Colonial encounters in Asia and Africa:
-Enormous productivity of industrial technology created new need for extensive raw material and agricultural products
-Industrial Capitalism produced more goods than people could buy, they needed to sell their products
Imperalism: a policy of extending a country's power and influence through diplomacy or military force. It promised to solve the class conflicts of an industraizing society while avoiding revolution or the serious redistribution of wealth.
Asia:
Britain- India
USA- Phillipines
Netherlands- East Indies
Japan- Korea
France- Indochina
South Pacific territories (Aussie & NZ) were both taken over by the british. Smiliar to early colonization of North America. Conquest was accompanied by large-scale European settlement and diseases that reduced native numbers by 75% or more. These became settle colonies "neo-european" societies in the South Pacific.

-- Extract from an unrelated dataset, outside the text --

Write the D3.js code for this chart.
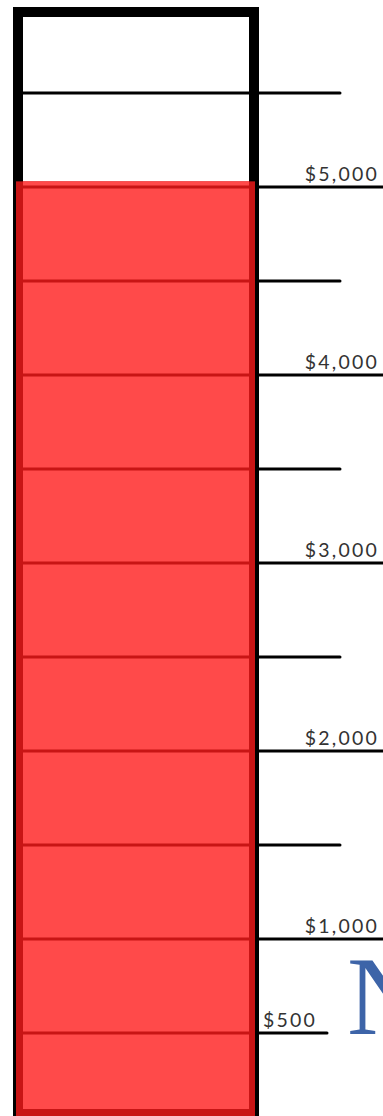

Colonial take over changed the way work was performed. Old working ways were eroded almost everywhere int he colonial world. Peasant families (farms) diminished as growing numbers directed their energies to working or selling what they produced as a cash income. The money was necessary to pay taxes, school fees and for buying things that were essential to their survival. Artistans suffered when cheaper machine manufactured merchandies displaced their own hand-made goods. Occupations for blacksmithing and tanning lost their place within African societies. Asian and African merchants were squeezed out by well financed european commercial firms
King Leopold II of Belgium inflicted the most cruelty upon the people of Congo for rubber that was used in bicycles and automobiles. Forced Labor in the Congo and neigboring German colony of Cameroon laid the foundations of the AIDS epidemic.
East Africa: White men expected to be called bwana( master) and they called African men "boy." Education for colonial subjects was limited and skewed toward practical subjects rather than scientific and literary studies, which were widely regarded as inappropriate for the primitive mind of natives.
Europeans were reluctant to allow the highly educated Asians and Africans to enter the higher ranks of the colonial civil service. Most extreme case was south Africa where the largest European population and the widespread use of African labor in mines and industries brought blacks and whites into closer and more prolonged contact than anywhere else in the world.
Growing integration of Asian and African societies into the world economy that increasingly demanded their gold, diamonds, copper, tin, rubber, coffee, cotton, sugar, cocoa, and many others products.
Religion provided the basis for transformed identities during the colonial era. Most dramatic changes were widespread conversion to christianity took place in NZ, the pacific islands, and especially non muslim Africa. The missionary brought on european medicine, education, gender roles, and culture.
The first visual piece depicted Africa as a nation with color, culture and a rich country. Colors and the sun suggested that Africa was the new piece of the world that needed to be recognized.
The 2nd visual of the French commander shows him standing over a native fighter that has died in battle. He is heroically leading the forces of converted natives against the natives of the land that do not adhere to French rule. Shows that France is in charge and that even natives are fighting under the French flag.
the third visual shows Rhodes extending his reach from Egypt to south Africa Possible shows how far he has come and how much of an influence he has in both regions as a business owner and a european.
The fourth visual showed the success of the British and French occupation in the African countries.
the fifth shows the successful Ethiopian stance against the attempted conquest of the Italians.